> EXERCISE AIM: Skip the pictures. Transcribe the rest of the data below without changing a word.

-------- MATERIAL

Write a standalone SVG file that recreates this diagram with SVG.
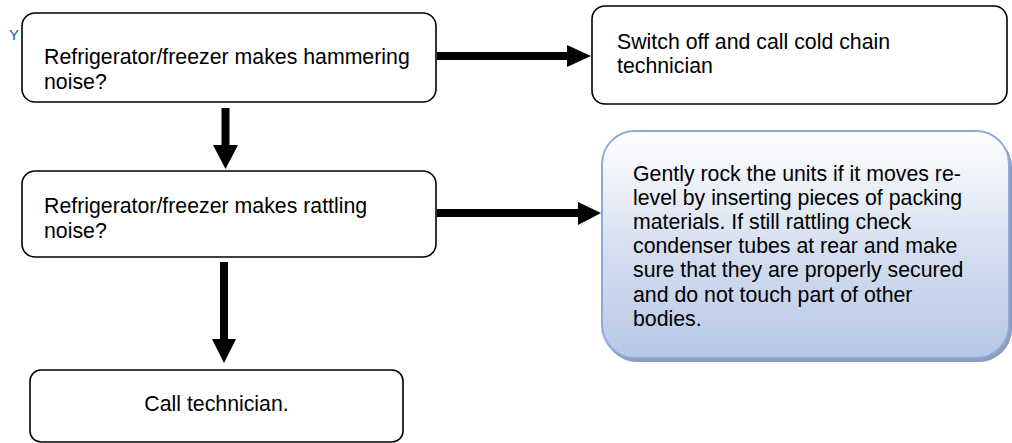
<svg xmlns="http://www.w3.org/2000/svg" width="1012" height="443" viewBox="0 0 1012 443">
  <style>
    .box { fill: #ffffff; stroke: #000000; stroke-width: 1.6; }
    .txt { font-family: "Liberation Sans", Arial, sans-serif; font-size: 21.3px; fill: #000000; }
    .flow { stroke: #000000; stroke-width: 8; fill: none; }
    .head { fill: #000000; }
  </style>
  <defs>
    <linearGradient id="blueFill" x1="0" y1="0" x2="0" y2="1">
      <stop offset="0" stop-color="#ffffff"/>
      <stop offset="0.5" stop-color="#d7e0f1"/>
      <stop offset="1" stop-color="#b6c7e6"/>
    </linearGradient>
  </defs>

  <!-- stray label partly covered by the first box -->
  <text x="9" y="40" font-family="'Liberation Sans', Arial, sans-serif" font-size="15" fill="#1f4e9a">Y</text>

  <g id="connectors">
    <!-- hammering -> switch off -->
    <line class="flow" x1="437" y1="56" x2="569" y2="56"/>
    <polygon class="head" points="567,45 591,56 567,67"/>
    <!-- hammering -> rattling -->
    <line class="flow" x1="225.5" y1="108" x2="225.5" y2="147"/>
    <polygon class="head" points="213,145 238,145 225.5,169"/>
    <!-- rattling -> rock the units -->
    <line class="flow" x1="437" y1="213" x2="580" y2="213"/>
    <polygon class="head" points="578,202 601,213 578,225"/>
    <!-- rattling -> call technician -->
    <line class="flow" x1="224" y1="262" x2="224" y2="341"/>
    <polygon class="head" points="212,339 236,339 224,363"/>
  </g>

  <g id="node-hammering">
    <rect class="box" x="22" y="13" width="414" height="89" rx="13"/>
    <text class="txt" x="44" y="63.5">Refrigerator/freezer makes hammering</text>
    <text class="txt" x="44" y="88.5">noise?</text>
  </g>

  <g id="node-switch-off">
    <rect class="box" x="592" y="6" width="415" height="98" rx="13"/>
    <text class="txt" x="617" y="48.5">Switch off and call cold chain</text>
    <text class="txt" x="617" y="72.5">technician</text>
  </g>

  <g id="node-rattling">
    <rect class="box" x="22" y="171" width="414" height="86" rx="13"/>
    <text class="txt" x="44" y="213">Refrigerator/freezer makes rattling</text>
    <text class="txt" x="44" y="238">noise?</text>
  </g>

  <g id="node-rock-units">
    <rect x="604" y="134" width="408" height="228" rx="33" fill="#8e9dbb"/>
    <rect x="602" y="131" width="407" height="227" rx="33" fill="url(#blueFill)" stroke="#8eaadb" stroke-width="2"/>
    <text class="txt" x="633" y="181">Gently rock the units if it moves re-</text>
    <text class="txt" x="633" y="205">level by inserting pieces of packing</text>
    <text class="txt" x="633" y="229">materials. If still rattling check</text>
    <text class="txt" x="633" y="253">condenser tubes at rear and make</text>
    <text class="txt" x="633" y="277">sure that they are properly secured</text>
    <text class="txt" x="633" y="302">and do not touch part of other</text>
    <text class="txt" x="633" y="326">bodies.</text>
  </g>

  <g id="node-call-technician">
    <rect class="box" x="30" y="370" width="373" height="72" rx="11"/>
    <text class="txt" x="216.5" y="411" text-anchor="middle">Call technician.</text>
  </g>
</svg>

----------------

> ANSWER TO THIS PROBLEM:
Write a standalone SVG file that recreates this diagram with SVG.
<svg xmlns="http://www.w3.org/2000/svg" width="1012" height="443" viewBox="0 0 1012 443">
  <style>
    .box { fill: #ffffff; stroke: #000000; stroke-width: 1.6; }
    .txt { font-family: "Liberation Sans", Arial, sans-serif; font-size: 21.3px; fill: #000000; }
    .flow { stroke: #000000; stroke-width: 8; fill: none; }
    .head { fill: #000000; }
  </style>
  <defs>
    <linearGradient id="blueFill" x1="0" y1="0" x2="0" y2="1">
      <stop offset="0" stop-color="#ffffff"/>
      <stop offset="0.5" stop-color="#d7e0f1"/>
      <stop offset="1" stop-color="#b6c7e6"/>
    </linearGradient>
  </defs>

  <!-- stray label partly covered by the first box -->
  <text x="9" y="40" font-family="'Liberation Sans', Arial, sans-serif" font-size="15" fill="#1f4e9a">Y</text>

  <g id="connectors">
    <!-- hammering -> switch off -->
    <line class="flow" x1="437" y1="56" x2="569" y2="56"/>
    <polygon class="head" points="567,45 591,56 567,67"/>
    <!-- hammering -> rattling -->
    <line class="flow" x1="225.5" y1="108" x2="225.5" y2="147"/>
    <polygon class="head" points="213,145 238,145 225.5,169"/>
    <!-- rattling -> rock the units -->
    <line class="flow" x1="437" y1="213" x2="580" y2="213"/>
    <polygon class="head" points="578,202 601,213 578,225"/>
    <!-- rattling -> call technician -->
    <line class="flow" x1="224" y1="262" x2="224" y2="341"/>
    <polygon class="head" points="212,339 236,339 224,363"/>
  </g>

  <g id="node-hammering">
    <rect class="box" x="22" y="13" width="414" height="89" rx="13"/>
    <text class="txt" x="44" y="63.5">Refrigerator/freezer makes hammering</text>
    <text class="txt" x="44" y="88.5">noise?</text>
  </g>

  <g id="node-switch-off">
    <rect class="box" x="592" y="6" width="415" height="98" rx="13"/>
    <text class="txt" x="617" y="48.5">Switch off and call cold chain</text>
    <text class="txt" x="617" y="72.5">technician</text>
  </g>

  <g id="node-rattling">
    <rect class="box" x="22" y="171" width="414" height="86" rx="13"/>
    <text class="txt" x="44" y="213">Refrigerator/freezer makes rattling</text>
    <text class="txt" x="44" y="238">noise?</text>
  </g>

  <g id="node-rock-units">
    <rect x="604" y="134" width="408" height="228" rx="33" fill="#8e9dbb"/>
    <rect x="602" y="131" width="407" height="227" rx="33" fill="url(#blueFill)" stroke="#8eaadb" stroke-width="2"/>
    <text class="txt" x="633" y="181">Gently rock the units if it moves re-</text>
    <text class="txt" x="633" y="205">level by inserting pieces of packing</text>
    <text class="txt" x="633" y="229">materials. If still rattling check</text>
    <text class="txt" x="633" y="253">condenser tubes at rear and make</text>
    <text class="txt" x="633" y="277">sure that they are properly secured</text>
    <text class="txt" x="633" y="302">and do not touch part of other</text>
    <text class="txt" x="633" y="326">bodies.</text>
  </g>

  <g id="node-call-technician">
    <rect class="box" x="30" y="370" width="373" height="72" rx="11"/>
    <text class="txt" x="216.5" y="411" text-anchor="middle">Call technician.</text>
  </g>
</svg>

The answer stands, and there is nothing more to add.